One thing I'll need to look at is what sort of support MTN has for commits mailing lists.
* Pidgin is sort of our sister project: They develop libpurple, which is a library that implements almost all the protocols that Adium supports, and is the library we use for those protocols. libpurple also serves as the core of Pidgin (of course) and Finch.
How hard was it to subscribe to commits?
Very easy. It's just a Mailman mailing list, which gets emailed by one of the commit hooks (presumably, the post-commit hook).
So the subscription procedure is the same as for any other Mailman
list: Either go through the web interface, or email the subscribe address.
Based on your experiences thus far, do you have any guidance on what kinds of projects this is most and least suitable for?
I recommend subscribing to the commits list for any developer on any open-source project.

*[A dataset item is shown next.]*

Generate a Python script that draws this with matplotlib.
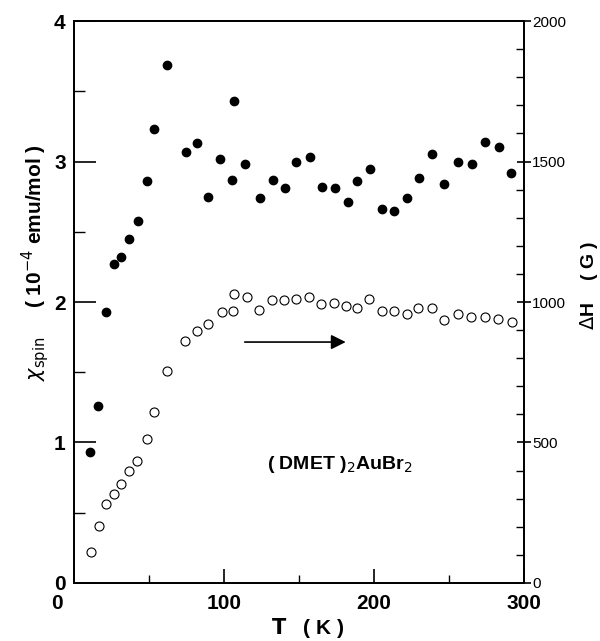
import matplotlib
matplotlib.use('Agg')
import matplotlib.pyplot as plt
from matplotlib.ticker import MultipleLocator
import matplotlib.transforms as mtransforms

plt.rcParams['font.family'] = ['Liberation Sans', 'DejaVu Sans']

# spin susceptibility (filled circles), 10^-4 emu/mol
t_chi = [10.7, 16.2, 21.1, 26.7, 31.6, 36.9, 42.4, 48.9, 53.5, 61.8,
         74.7, 81.8, 89.1, 97.6, 105.3, 106.7, 114.2, 123.8, 132.9, 140.7,
         147.8, 157.3, 165.1, 174.0, 182.4, 188.9, 197.3, 205.3, 213.3, 222.2,
         230.2, 238.7, 246.7, 256.0, 265.3, 274.0, 283.3, 291.3]
chi = [0.93, 1.26, 1.93, 2.27, 2.32, 2.45, 2.58, 2.86, 3.23, 3.69,
       3.07, 3.13, 2.75, 3.02, 2.87, 3.43, 2.98, 2.74, 2.87, 2.81,
       3.00, 3.03, 2.82, 2.81, 2.71, 2.86, 2.95, 2.66, 2.65, 2.74,
       2.88, 3.05, 2.84, 3.00, 2.98, 3.14, 3.10, 2.92]

# linewidth (open circles), G
t_dh = [11.1, 16.7, 21.6, 26.9, 31.6, 36.9, 42.0, 48.9, 53.3, 61.8,
        74.2, 82.2, 89.6, 98.4, 106.0, 106.7, 115.1, 123.6, 131.8, 140.2,
        148.0, 156.9, 164.9, 173.3, 181.6, 188.7, 196.7, 205.3, 213.1, 222.0,
        229.3, 238.9, 246.9, 256.0, 264.9, 274.0, 282.9, 291.8]
dh = [111, 203, 281, 316, 351, 397, 433, 512, 610, 753,
      862, 898, 923, 966, 967, 1027, 1019, 972, 1006, 1007,
      1011, 1019, 994, 997, 986, 978, 1010, 967, 967, 957,
      978, 978, 936, 958, 948, 948, 938, 930]

fig = plt.figure(figsize=(6.0, 6.41), dpi=100)
ax = fig.add_axes([0.1233, 0.0905, 0.75, 0.8767])
ax2 = ax.twinx()

ax.plot(t_chi, chi, 'o', color='black', markersize=6, zorder=3)
ax2.plot(t_dh, dh, 'o', markerfacecolor='none', markeredgecolor='black',
         markersize=6.5, markeredgewidth=0.8, zorder=3)

ax.set_xlim(0, 300)
ax.set_ylim(0, 4)
ax2.set_ylim(0, 2000)

ax.xaxis.set_major_locator(MultipleLocator(100))
ax.xaxis.set_minor_locator(MultipleLocator(50))
ax.yaxis.set_major_locator(MultipleLocator(1))
ax.yaxis.set_minor_locator(MultipleLocator(0.5))
ax2.yaxis.set_major_locator(MultipleLocator(500))
ax2.yaxis.set_minor_locator(MultipleLocator(100))

ax.tick_params(axis='x', which='major', direction='in', length=10, width=1.2,
               labelsize=15, pad=8)
ax.tick_params(axis='x', which='minor', direction='in', length=6, width=1.0)
ax.tick_params(axis='y', which='major', direction='in', length=16, width=1.2,
               labelsize=15, pad=6, right=False)
ax.tick_params(axis='y', which='minor', direction='in', length=8, width=1.0, right=False)
ax2.tick_params(axis='y', which='major', direction='inout', length=10, width=1.2,
                labelsize=11, pad=1)
ax2.tick_params(axis='y', which='minor', direction='in', length=6, width=1.0)

for a in (ax, ax2):
    for s in a.spines.values():
        s.set_linewidth(1.3)

ax.set_xticks([0, 100, 200, 300])
ax.set_xticklabels(['0', '100', '200', '300'])
for lab in ax.get_xticklabels() + ax.get_yticklabels():
    lab.set_fontweight('bold')

# the "0" sits a bit left of the axis corner
off = mtransforms.ScaledTranslation(-17 / 100, 0, fig.dpi_scale_trans)
xl = ax.get_xticklabels()
xl[0].set_transform(xl[0].get_transform() + off)

ax.set_xlabel(r'$\mathbf{T}$   ( K )', fontsize=15, fontweight='bold',
              va='center')
ax.xaxis.set_label_coords(0.52, -0.08)
ax.set_ylabel(r'$\chi_{\rm spin}$     ( 10$^{-4}$ emu/mol )', fontsize=15,
              fontweight='bold', va='center', ha='center')
ax.yaxis.set_label_coords(-0.087, 0.57)
ax2.set_ylabel(r'$\Delta$H    ( G )', fontsize=14, fontweight='bold',
               va='center', ha='center')
ax2.yaxis.set_label_coords(1.145, 0.53)

ax.annotate('', xy=(183, 1.715), xytext=(112, 1.715),
            arrowprops=dict(arrowstyle='-|>', color='black', lw=1.2,
                            mutation_scale=22))
ax.text(129, 0.84, r'( DMET )$_2$AuBr$_2$', fontsize=14, fontweight='bold',
        va='center', ha='left')

fig.savefig('out.png', dpi=100)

Actually, it'd probably work for closed-source projects as well; the only difference in that case is that the mailing list should, of course, not be visible to the public.
If you don't have a commits list, but you do have Trac, you can get a commits-only timeline feed. Here's the URL:
TRAC_URL_HERE/timeline?daysback=7&changeset=on&format=rss
Example:
http://trac.adiumx.com/timeline?daysback=7&changeset=on&format=rss
Of course, there's a case to be made for subscribing to the tickets as well:
<TRAC_URL_HERE/timeline?
&daysback=7&ticket=on&ticket_details=on&changeset=on &format=rss> But on some projects, that may be too high-traffic for all but a few developers to deal with. Mostly, if your project is very popular and has a Trac that users can submit their own tickets to (like Adium has), you're probably better off assigning the ticket management to some non-developers and letting most (not all) of the developers deal only with commits (like Adium does).
Also, here's an idea that I just thought of, have not tried, and haven't seen tried: if you have a frequent patch author whom you're considering making an official developer on your project, you might consider having that person subscribe to the commits list and review commits. If they're good at spotting bugs (and maybe coming up with patches to fix them), this may help you be more confident that they'll be good to have on your team.
If you do that, I'd also suggest considering having the provisional developer contact directly the committer who committed the bug, rather than going through the usual patch process. This should help the commits list serve to help these provisional developers integrate more with your existing team, rather than simply serve as a source of more patch opportunities.